What is being asked |
Quote all of the data exactly as given. Skip every picture it contains.

Provided data |

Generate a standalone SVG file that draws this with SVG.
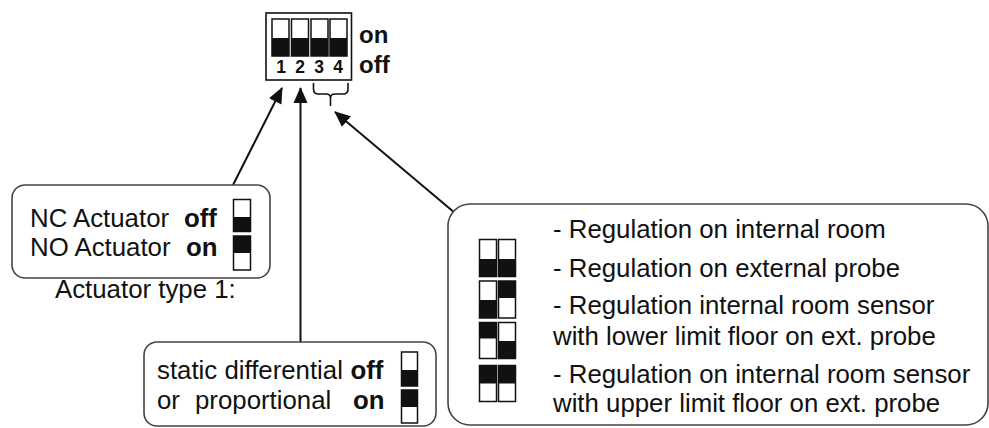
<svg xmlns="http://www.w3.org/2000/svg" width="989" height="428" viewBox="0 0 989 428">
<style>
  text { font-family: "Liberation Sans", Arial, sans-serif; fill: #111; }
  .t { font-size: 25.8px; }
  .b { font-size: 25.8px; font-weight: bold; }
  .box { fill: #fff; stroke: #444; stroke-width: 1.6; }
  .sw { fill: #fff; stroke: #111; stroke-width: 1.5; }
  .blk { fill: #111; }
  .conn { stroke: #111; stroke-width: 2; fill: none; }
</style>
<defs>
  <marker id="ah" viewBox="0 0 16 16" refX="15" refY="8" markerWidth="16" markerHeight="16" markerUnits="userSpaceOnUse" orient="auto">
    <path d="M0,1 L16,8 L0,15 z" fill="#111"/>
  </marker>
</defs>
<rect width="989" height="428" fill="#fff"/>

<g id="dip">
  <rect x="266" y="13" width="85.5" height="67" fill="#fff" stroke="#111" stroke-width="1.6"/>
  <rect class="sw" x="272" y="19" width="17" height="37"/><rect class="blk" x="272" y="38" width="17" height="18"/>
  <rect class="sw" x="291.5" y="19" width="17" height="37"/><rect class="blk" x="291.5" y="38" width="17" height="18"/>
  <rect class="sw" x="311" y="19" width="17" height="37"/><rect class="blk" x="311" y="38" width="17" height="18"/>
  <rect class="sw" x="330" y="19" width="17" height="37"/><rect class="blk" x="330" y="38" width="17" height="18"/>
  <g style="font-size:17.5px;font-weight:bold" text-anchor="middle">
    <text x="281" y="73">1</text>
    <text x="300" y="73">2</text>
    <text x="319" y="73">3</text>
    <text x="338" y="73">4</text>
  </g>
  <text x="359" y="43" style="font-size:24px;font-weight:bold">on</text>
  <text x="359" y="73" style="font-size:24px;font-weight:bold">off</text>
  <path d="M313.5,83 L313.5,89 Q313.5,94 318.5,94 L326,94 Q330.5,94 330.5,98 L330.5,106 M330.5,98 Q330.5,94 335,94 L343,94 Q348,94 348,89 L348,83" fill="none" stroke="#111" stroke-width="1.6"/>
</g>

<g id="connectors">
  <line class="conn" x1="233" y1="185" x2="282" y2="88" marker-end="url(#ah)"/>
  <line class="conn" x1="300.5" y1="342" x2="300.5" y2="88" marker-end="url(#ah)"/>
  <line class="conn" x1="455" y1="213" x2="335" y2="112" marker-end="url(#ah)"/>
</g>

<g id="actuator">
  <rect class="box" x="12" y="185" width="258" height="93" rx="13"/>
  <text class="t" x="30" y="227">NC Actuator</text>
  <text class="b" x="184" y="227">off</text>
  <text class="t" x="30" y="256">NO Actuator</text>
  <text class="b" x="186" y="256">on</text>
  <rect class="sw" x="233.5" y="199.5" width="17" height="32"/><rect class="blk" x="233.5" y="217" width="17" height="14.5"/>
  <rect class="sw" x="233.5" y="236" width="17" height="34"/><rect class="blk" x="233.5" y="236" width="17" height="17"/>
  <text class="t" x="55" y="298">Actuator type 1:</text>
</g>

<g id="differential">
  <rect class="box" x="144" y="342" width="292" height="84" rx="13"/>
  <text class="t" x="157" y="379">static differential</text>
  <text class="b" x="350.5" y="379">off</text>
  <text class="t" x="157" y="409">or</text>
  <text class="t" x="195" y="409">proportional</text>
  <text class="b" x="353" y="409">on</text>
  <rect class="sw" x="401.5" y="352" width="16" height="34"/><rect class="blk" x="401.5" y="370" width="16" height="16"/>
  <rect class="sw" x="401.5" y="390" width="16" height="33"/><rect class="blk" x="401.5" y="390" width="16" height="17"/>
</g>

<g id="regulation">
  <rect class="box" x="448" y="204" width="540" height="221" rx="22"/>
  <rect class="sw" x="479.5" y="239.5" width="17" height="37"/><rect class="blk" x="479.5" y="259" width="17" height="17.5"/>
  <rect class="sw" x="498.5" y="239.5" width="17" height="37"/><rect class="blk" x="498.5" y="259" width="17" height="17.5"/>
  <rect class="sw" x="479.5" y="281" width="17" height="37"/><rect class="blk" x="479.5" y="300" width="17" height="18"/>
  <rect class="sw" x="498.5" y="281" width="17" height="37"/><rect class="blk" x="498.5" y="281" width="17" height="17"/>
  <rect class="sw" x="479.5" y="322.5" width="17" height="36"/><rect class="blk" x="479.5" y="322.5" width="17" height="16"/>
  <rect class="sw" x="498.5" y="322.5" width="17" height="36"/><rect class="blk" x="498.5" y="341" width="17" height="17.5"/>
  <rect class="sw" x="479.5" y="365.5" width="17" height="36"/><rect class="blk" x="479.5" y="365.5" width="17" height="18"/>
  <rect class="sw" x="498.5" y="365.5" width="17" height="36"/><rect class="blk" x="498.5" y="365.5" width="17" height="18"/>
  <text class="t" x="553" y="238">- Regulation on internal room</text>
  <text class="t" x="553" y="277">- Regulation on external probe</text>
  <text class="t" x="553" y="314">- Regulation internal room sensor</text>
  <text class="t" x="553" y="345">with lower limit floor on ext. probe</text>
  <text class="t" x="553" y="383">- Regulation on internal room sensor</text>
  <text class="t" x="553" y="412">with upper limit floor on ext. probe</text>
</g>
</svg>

The response |
Generate a standalone SVG file that draws this with SVG.
<svg xmlns="http://www.w3.org/2000/svg" width="989" height="428" viewBox="0 0 989 428">
<style>
  text { font-family: "Liberation Sans", Arial, sans-serif; fill: #111; }
  .t { font-size: 25.8px; }
  .b { font-size: 25.8px; font-weight: bold; }
  .box { fill: #fff; stroke: #444; stroke-width: 1.6; }
  .sw { fill: #fff; stroke: #111; stroke-width: 1.5; }
  .blk { fill: #111; }
  .conn { stroke: #111; stroke-width: 2; fill: none; }
</style>
<defs>
  <marker id="ah" viewBox="0 0 16 16" refX="15" refY="8" markerWidth="16" markerHeight="16" markerUnits="userSpaceOnUse" orient="auto">
    <path d="M0,1 L16,8 L0,15 z" fill="#111"/>
  </marker>
</defs>
<rect width="989" height="428" fill="#fff"/>

<g id="dip">
  <rect x="266" y="13" width="85.5" height="67" fill="#fff" stroke="#111" stroke-width="1.6"/>
  <rect class="sw" x="272" y="19" width="17" height="37"/><rect class="blk" x="272" y="38" width="17" height="18"/>
  <rect class="sw" x="291.5" y="19" width="17" height="37"/><rect class="blk" x="291.5" y="38" width="17" height="18"/>
  <rect class="sw" x="311" y="19" width="17" height="37"/><rect class="blk" x="311" y="38" width="17" height="18"/>
  <rect class="sw" x="330" y="19" width="17" height="37"/><rect class="blk" x="330" y="38" width="17" height="18"/>
  <g style="font-size:17.5px;font-weight:bold" text-anchor="middle">
    <text x="281" y="73">1</text>
    <text x="300" y="73">2</text>
    <text x="319" y="73">3</text>
    <text x="338" y="73">4</text>
  </g>
  <text x="359" y="43" style="font-size:24px;font-weight:bold">on</text>
  <text x="359" y="73" style="font-size:24px;font-weight:bold">off</text>
  <path d="M313.5,83 L313.5,89 Q313.5,94 318.5,94 L326,94 Q330.5,94 330.5,98 L330.5,106 M330.5,98 Q330.5,94 335,94 L343,94 Q348,94 348,89 L348,83" fill="none" stroke="#111" stroke-width="1.6"/>
</g>

<g id="connectors">
  <line class="conn" x1="233" y1="185" x2="282" y2="88" marker-end="url(#ah)"/>
  <line class="conn" x1="300.5" y1="342" x2="300.5" y2="88" marker-end="url(#ah)"/>
  <line class="conn" x1="455" y1="213" x2="335" y2="112" marker-end="url(#ah)"/>
</g>

<g id="actuator">
  <rect class="box" x="12" y="185" width="258" height="93" rx="13"/>
  <text class="t" x="30" y="227">NC Actuator</text>
  <text class="b" x="184" y="227">off</text>
  <text class="t" x="30" y="256">NO Actuator</text>
  <text class="b" x="186" y="256">on</text>
  <rect class="sw" x="233.5" y="199.5" width="17" height="32"/><rect class="blk" x="233.5" y="217" width="17" height="14.5"/>
  <rect class="sw" x="233.5" y="236" width="17" height="34"/><rect class="blk" x="233.5" y="236" width="17" height="17"/>
  <text class="t" x="55" y="298">Actuator type 1:</text>
</g>

<g id="differential">
  <rect class="box" x="144" y="342" width="292" height="84" rx="13"/>
  <text class="t" x="157" y="379">static differential</text>
  <text class="b" x="350.5" y="379">off</text>
  <text class="t" x="157" y="409">or</text>
  <text class="t" x="195" y="409">proportional</text>
  <text class="b" x="353" y="409">on</text>
  <rect class="sw" x="401.5" y="352" width="16" height="34"/><rect class="blk" x="401.5" y="370" width="16" height="16"/>
  <rect class="sw" x="401.5" y="390" width="16" height="33"/><rect class="blk" x="401.5" y="390" width="16" height="17"/>
</g>

<g id="regulation">
  <rect class="box" x="448" y="204" width="540" height="221" rx="22"/>
  <rect class="sw" x="479.5" y="239.5" width="17" height="37"/><rect class="blk" x="479.5" y="259" width="17" height="17.5"/>
  <rect class="sw" x="498.5" y="239.5" width="17" height="37"/><rect class="blk" x="498.5" y="259" width="17" height="17.5"/>
  <rect class="sw" x="479.5" y="281" width="17" height="37"/><rect class="blk" x="479.5" y="300" width="17" height="18"/>
  <rect class="sw" x="498.5" y="281" width="17" height="37"/><rect class="blk" x="498.5" y="281" width="17" height="17"/>
  <rect class="sw" x="479.5" y="322.5" width="17" height="36"/><rect class="blk" x="479.5" y="322.5" width="17" height="16"/>
  <rect class="sw" x="498.5" y="322.5" width="17" height="36"/><rect class="blk" x="498.5" y="341" width="17" height="17.5"/>
  <rect class="sw" x="479.5" y="365.5" width="17" height="36"/><rect class="blk" x="479.5" y="365.5" width="17" height="18"/>
  <rect class="sw" x="498.5" y="365.5" width="17" height="36"/><rect class="blk" x="498.5" y="365.5" width="17" height="18"/>
  <text class="t" x="553" y="238">- Regulation on internal room</text>
  <text class="t" x="553" y="277">- Regulation on external probe</text>
  <text class="t" x="553" y="314">- Regulation internal room sensor</text>
  <text class="t" x="553" y="345">with lower limit floor on ext. probe</text>
  <text class="t" x="553" y="383">- Regulation on internal room sensor</text>
  <text class="t" x="553" y="412">with upper limit floor on ext. probe</text>
</g>
</svg>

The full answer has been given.